7.2 In addition, the Executive shall be entitled to participate in such other plans as may be adopted by the Corporation for all employees, as amended from time to time.
7.3 The Corporation shall reimburse the Executive for all reasonable out-of-pocket expenses incurred in the performance of the Executive’s employment duties and in accordance with the applicable policies and guidelines of the Corporation. All payments or reimbursements of expenses shall be subject to the submission by the Executive of appropriate vouchers, bills and receipts, and to prior verification by the Corporation.
ARTICLE 8
VACATION
8.1 The Executive shall be entitled to an annual paid vacation of three weeks.
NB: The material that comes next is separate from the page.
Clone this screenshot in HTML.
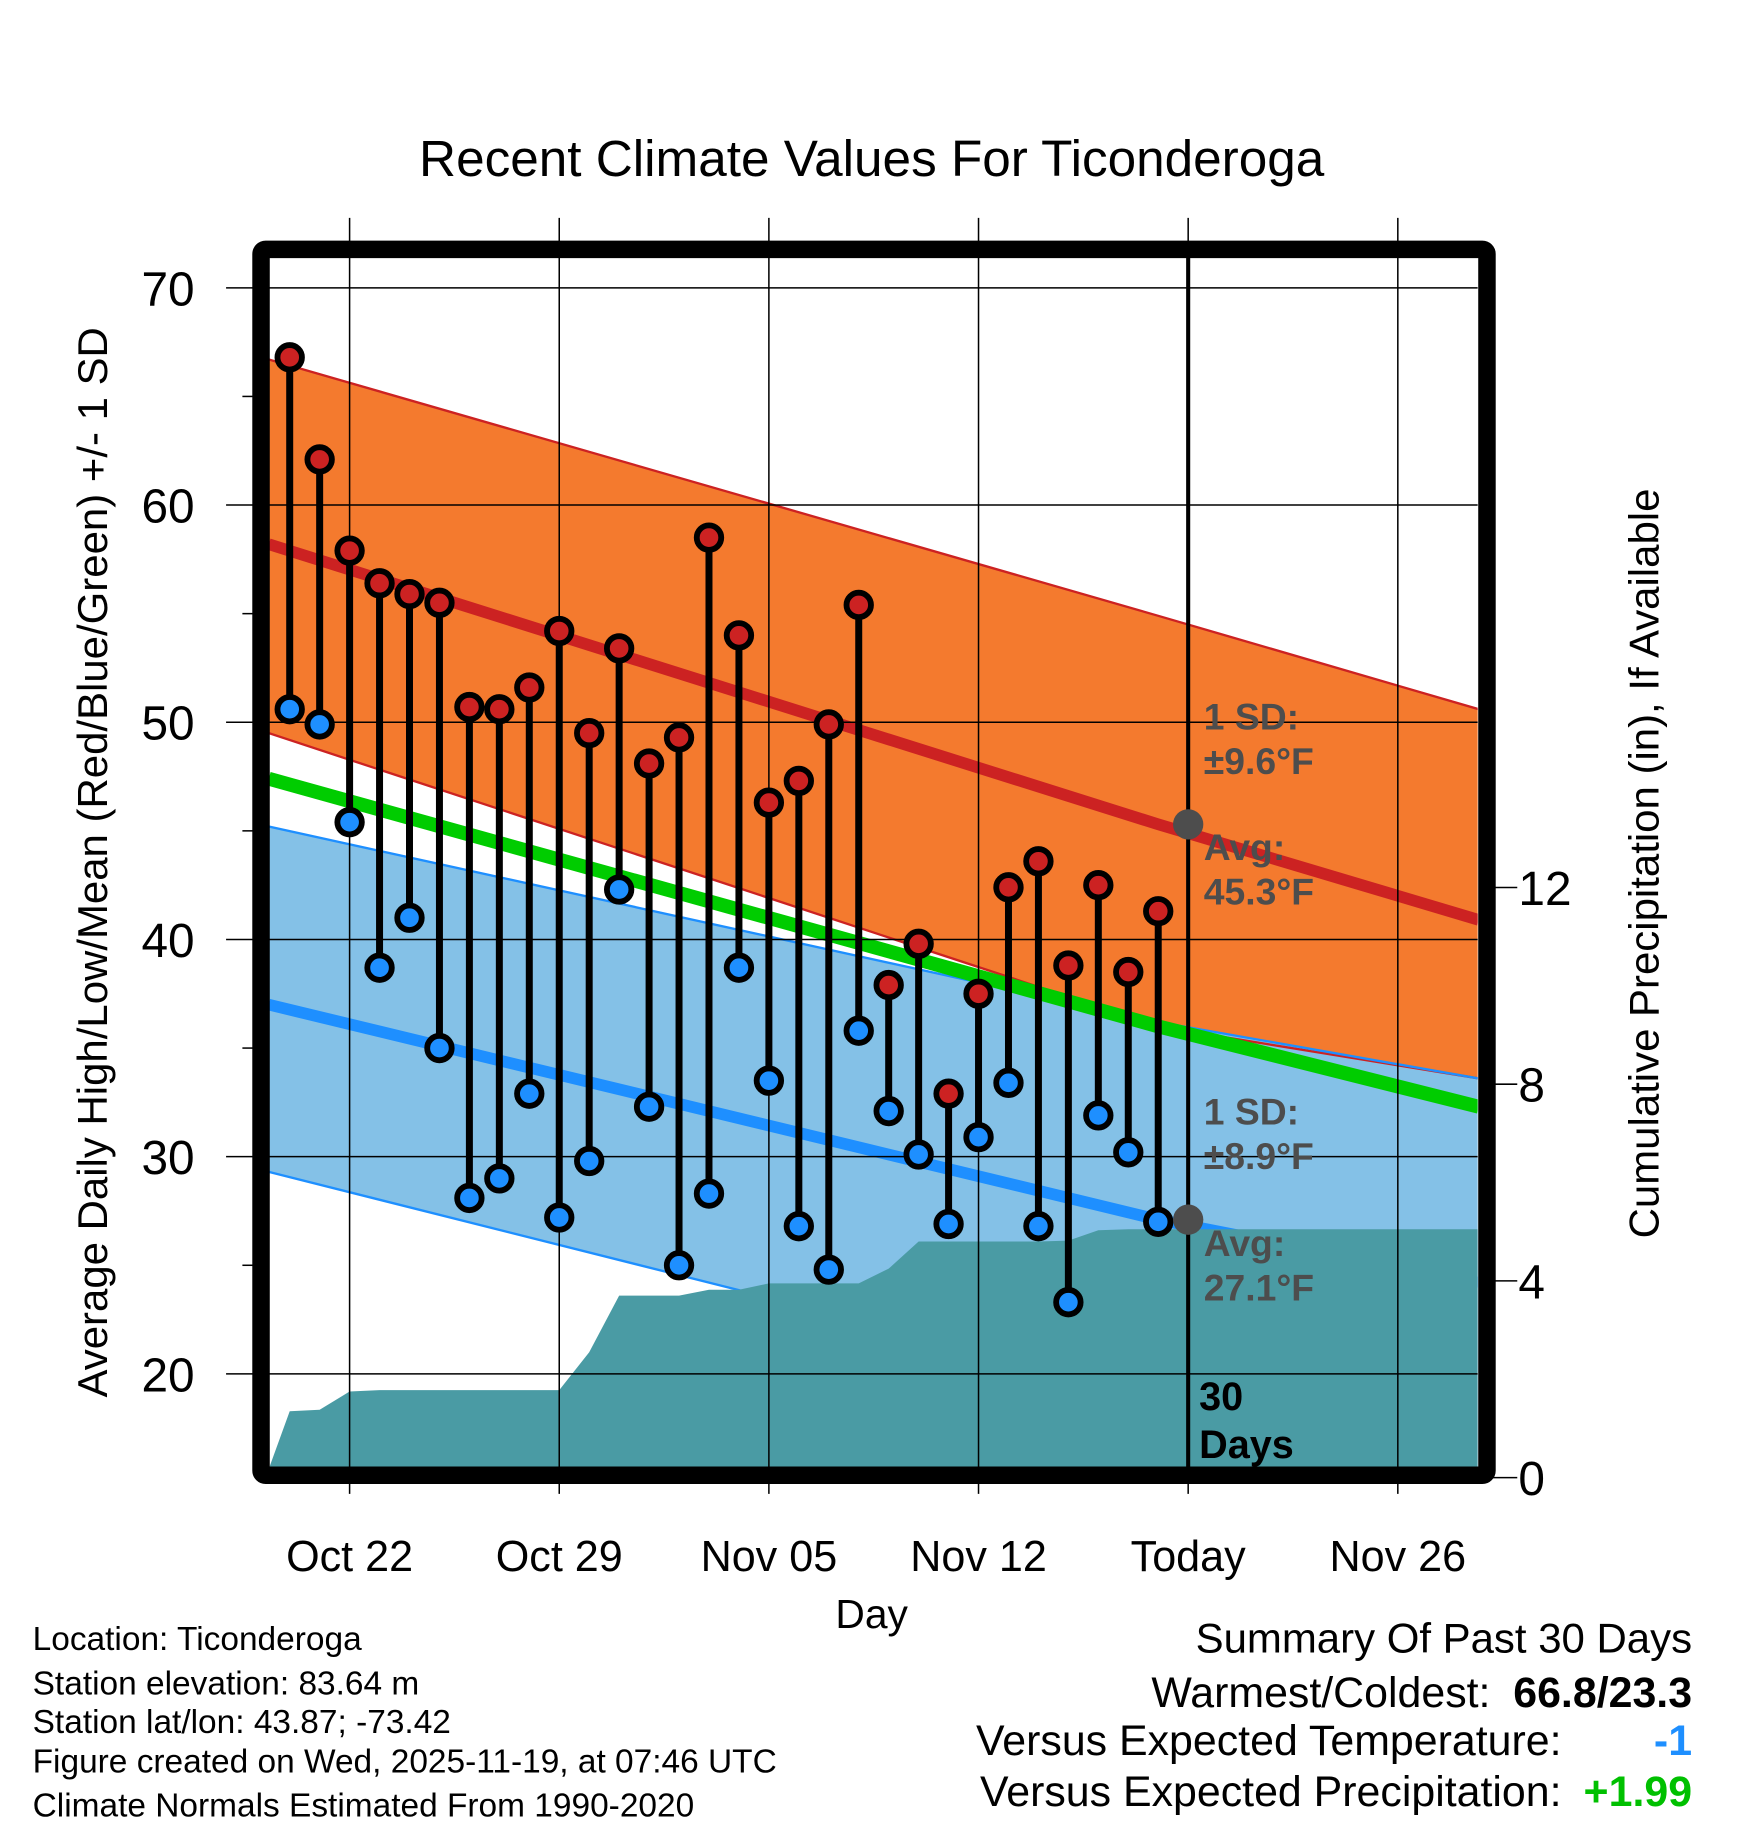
<!DOCTYPE html>
<html><head><meta charset="utf-8"><style>html,body{margin:0;padding:0;background:#fff}svg{display:block}text{font-family:"Liberation Sans",sans-serif}</style></head>
<body>
<svg id="chart" width="1748" height="1828" viewBox="0 0 1500 1568.7" preserveAspectRatio="none" xmlns="http://www.w3.org/2000/svg">
<rect width="1500" height="1568.7" fill="#fff"/>
<g id="g"></g>
</svg>
<script>
// ---- data ----
const days = [-2,-1,0,1,2,3,4,5,6,7,8,9,10,11,12,13,14,15,16,17,18,19,20,21,22,23,24,25,26,27];
const highs = [66.8,62.1,57.9,56.4,55.9,55.5,50.7,50.6,51.6,54.2,49.5,53.4,48.1,49.3,58.5,54.0,46.3,47.3,49.9,55.4,37.9,39.8,32.9,37.5,42.4,43.6,38.8,42.5,38.5,41.3];
const lows = [50.6,49.9,45.4,38.7,41.0,35.0,28.1,29.0,32.9,27.2,29.8,42.3,32.3,25.0,28.3,38.7,33.5,26.8,24.8,35.8,32.1,30.1,26.9,30.9,33.4,26.8,23.3,31.9,30.2,27.0];
const precip = [1.35,1.38,1.75,1.78,1.78,1.78,1.78,1.78,1.78,1.78,2.55,3.7,3.7,3.7,3.82,3.82,3.95,3.95,3.95,3.95,4.25,4.8,4.8,4.8,4.8,4.8,4.82,5.03,5.05,5.05];
const normDays = [-2.7,27,37.7];
const highAvg = [58.2,45.3,40.9];
const highUpper = [66.7,54.9,50.6];
const highLower = [49.5,36.0,33.6];
const meanAvg = [47.4,36.0,32.3];
const lowAvg = [37.0,27.1,24.2];
const lowUpper = [45.2,36.2,33.6];
const lowLower = [29.3,19.0,14.8];
const xTickDays = [0,7,14,21,28,35];
const xTickLabels = ["Oct 22","Oct 29","Nov 05","Nov 12","Today","Nov 26"];
const yTicks = [20,30,40,50,60,70];
const yMinor = [25,35,45,55,65];
const rTicks = [0,4,8,12];

// ---- scales ----
const X = d => 300 + d*25.7;
const Y = v => 247 + (70 - v)*18.64;
const R = v => 1268 - v*42.2;
const L=231, Rt=1268, T=221, B=1259;
const NS="http://www.w3.org/2000/svg";
const g=document.getElementById('g');
function mk(tag, attrs, parent){const e=document.createElementNS(NS,tag);for(const k in attrs)e.setAttribute(k,attrs[k]);(parent||g).appendChild(e);return e;}
function txt(s, attrs){const e=mk('text',attrs);e.textContent=s;return e;}
const clip=mk('clipPath',{id:'pc'});mk('rect',{x:L,y:T,width:Rt-L,height:B-T},clip);
const plot=mk('g',{'clip-path':'url(#pc)'});
function linePts(arr){return normDays.map((d,i)=>X(d)+','+Y(arr[i])).join(' ');}
function band(up,lo,fill){const p=normDays.map((d,i)=>X(d)+','+Y(up[i])).concat(normDays.slice().reverse().map((d,j)=>{const i=normDays.length-1-j;return X(d)+','+Y(lo[i]);}));return mk('polygon',{points:p.join(' '),fill:fill},plot);}
let e;
e=band(highUpper,highLower,'#f47a2e');


e=band(lowUpper,lowLower,'#84c1e7');


[[highUpper,'#cc2222',2,'high-upper-line'],[highLower,'#cc2222',2,'high-lower-line'],[lowUpper,'#1e8fff',2,'low-upper-line'],[lowLower,'#1e8fff',2,'low-lower-line'],[meanAvg,'#00cc00',12,'mean-normal-line'],[highAvg,'#cc2222',10,'high-normal-line'],[lowAvg,'#1e8fff',10,'low-normal-line']].forEach(a=>{
 e=mk('polyline',{points:linePts(a[0]),fill:'none',stroke:a[1],'stroke-width':a[2]},plot);
 
 
});
// grid
xTickDays.forEach((d,i)=>{
 e=mk('line',{x1:X(d),x2:X(d),y1:187,y2:1282,stroke:'#000','stroke-width':1.3});
 
 
 e=txt(xTickLabels[i],{x:X(d),y:1348,'font-size':37,'text-anchor':'middle'});
 
 
});
yTicks.forEach(v=>{
 e=mk('line',{x1:194,x2:Rt,y1:Y(v),y2:Y(v),stroke:'#000','stroke-width':1.3});
 
 
 e=txt(String(v),{x:167,y:Y(v)+15,'font-size':41,'text-anchor':'end'});
 
 
});
yMinor.forEach(v=>{mk('line',{x1:208,x2:220,y1:Y(v),y2:Y(v),stroke:'#000','stroke-width':1.3});});
rTicks.forEach(v=>{
 e=mk('line',{x1:1280,x2:1302,y1:R(v),y2:R(v),stroke:'#000','stroke-width':1.3});
 
 
 e=txt(String(v),{x:1303,y:R(v)+15,'font-size':41});
 
 
});
// precip area
let pp=[L+','+B, L+','+R(0.2)];
days.forEach((d,i)=>pp.push(X(d)+','+R(precip[i])));
pp.push(Rt+','+R(precip[precip.length-1]));pp.push(Rt+','+B);
e=mk('polygon',{points:pp.join(' '),fill:'#4a9ba4'},plot);


// stems & markers
days.forEach((d,i)=>{
 e=mk('line',{x1:X(d),x2:X(d),y1:Y(highs[i]),y2:Y(lows[i]),stroke:'#000','stroke-width':6});
 
 
 e=mk('circle',{cx:X(d),cy:Y(highs[i]),r:10.5,fill:'#cc2222',stroke:'#000','stroke-width':5});
 
 
 e=mk('circle',{cx:X(d),cy:Y(lows[i]),r:10.5,fill:'#1e8fff',stroke:'#000','stroke-width':5});
 
 
});
e=mk('line',{x1:X(28),x2:X(28),y1:T,y2:B,stroke:'#000','stroke-width':3.5});


[highAvg,lowAvg].forEach(a=>{
 e=mk('circle',{cx:X(28),cy:Y(a[1]),r:13,fill:'#4d4d4d'});
 
 
});
// annotations
[["1 SD:",626],["±9.6°F",664],["Avg:",738],["45.3°F",776],["1 SD:",965],["±8.9°F",1003],["Avg:",1078],["27.1°F",1116]].forEach(a=>{
 e=txt(a[0],{x:1033,y:a[1],'font-size':32,'font-weight':'bold',fill:'#4d4d4d'});
 
 
});
[["30",1210],["Days",1251]].forEach(a=>{
 e=txt(a[0],{x:1029,y:a[1],'font-size':34,'font-weight':'bold',fill:'#000'});
 
 
});
// frame
e=mk('rect',{x:224,y:214,width:1052,height:1052,fill:'none',stroke:'#000','stroke-width':15,rx:4});


// titles
e=txt("Recent Climate Values For Ticonderoga",{x:748,y:151,'font-size':44,'text-anchor':'middle'});


e=txt("Day",{x:748,y:1397,'font-size':35,'text-anchor':'middle'});


e=txt("Average Daily High/Low/Mean (Red/Blue/Green) +/- 1 SD",{x:0,y:0,'font-size':36,'text-anchor':'middle',transform:'translate(92,740) rotate(-90)'});


e=txt("Cumulative Precipitation (in), If Available",{x:0,y:0,'font-size':36,'text-anchor':'middle',transform:'translate(1423,741) rotate(-90)'});


// footer
[["Location: Ticonderoga",1416],["Station elevation: 83.64 m",1454],["Station lat/lon: 43.87; -73.42",1487],["Figure created on Wed, 2025-11-19, at 07:46 UTC",1521],["Climate Normals Estimated From 1990-2020",1559]].forEach(a=>{
 e=txt(a[0],{x:28,y:a[1],'font-size':28.7});
 
 
});
e=txt("Summary Of Past 30 Days",{x:1452,y:1418,'font-size':36,'text-anchor':'end'});


[["Warmest/Coldest:",1279,1465,"66.8/23.3",'#000'],["Versus Expected Temperature:",1340,1506,"-1",'#1e8fff'],["Versus Expected Precipitation:",1340,1550,"+1.99",'#00c000']].forEach(a=>{
 e=txt(a[0],{x:a[1],y:a[2],'font-size':36.8,'text-anchor':'end'});
 
 
 e=txt(a[3],{x:1452,y:a[2],'font-size':36.8,'font-weight':'bold','text-anchor':'end',fill:a[4]});
 
 
});
</script>
</body></html>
Vacation may be taken at such times as the Corporation agrees to, acting reasonably. Vacation entitlement shall be calculated by reference to the calendar year. If at the end of any calendar year the Executive has a balance of unused vacation entitlement for that year, the Executive may carry over a maximum of 5 days’ vacation entitlement to the following calendar year.
ARTICLE 9
TERMINATION
BY CORPORATION
9.1 The Corporation shall be entitled to terminate this Agreement and the Executive's employment at any time, for any reason in the absence of Cause, in which case the Executive shall be entitled to receive compensation as follows:
(a) | all Salary earned, but not yet paid, up to the last day actually worked by the Executive (the “Termination Date”), as well as all vacation pay due and owing as of the Termination Date; |
(b) | any accrued but unpaid Annual Bonuses; and |
(c) | a retiring allowance equal to $135,000 plus the annual average of any Annual Bonus amounts over the previous two (2) years. |
The above amounts will be paid within fifteen (15) days of the Termination Date. Payment of this amount shall represent full and final settlement of any claims by the Executive against the Corporation or any Related Corporation, arising out of or in any way connected to the Executive's employment, or the termination of such employment, whether at common law or under the provision of any statute or regulation, or pursuant to the terms of any agreement between the parties, with the sole exception of any right of the Employee to indemnification or insurance under this Agreement.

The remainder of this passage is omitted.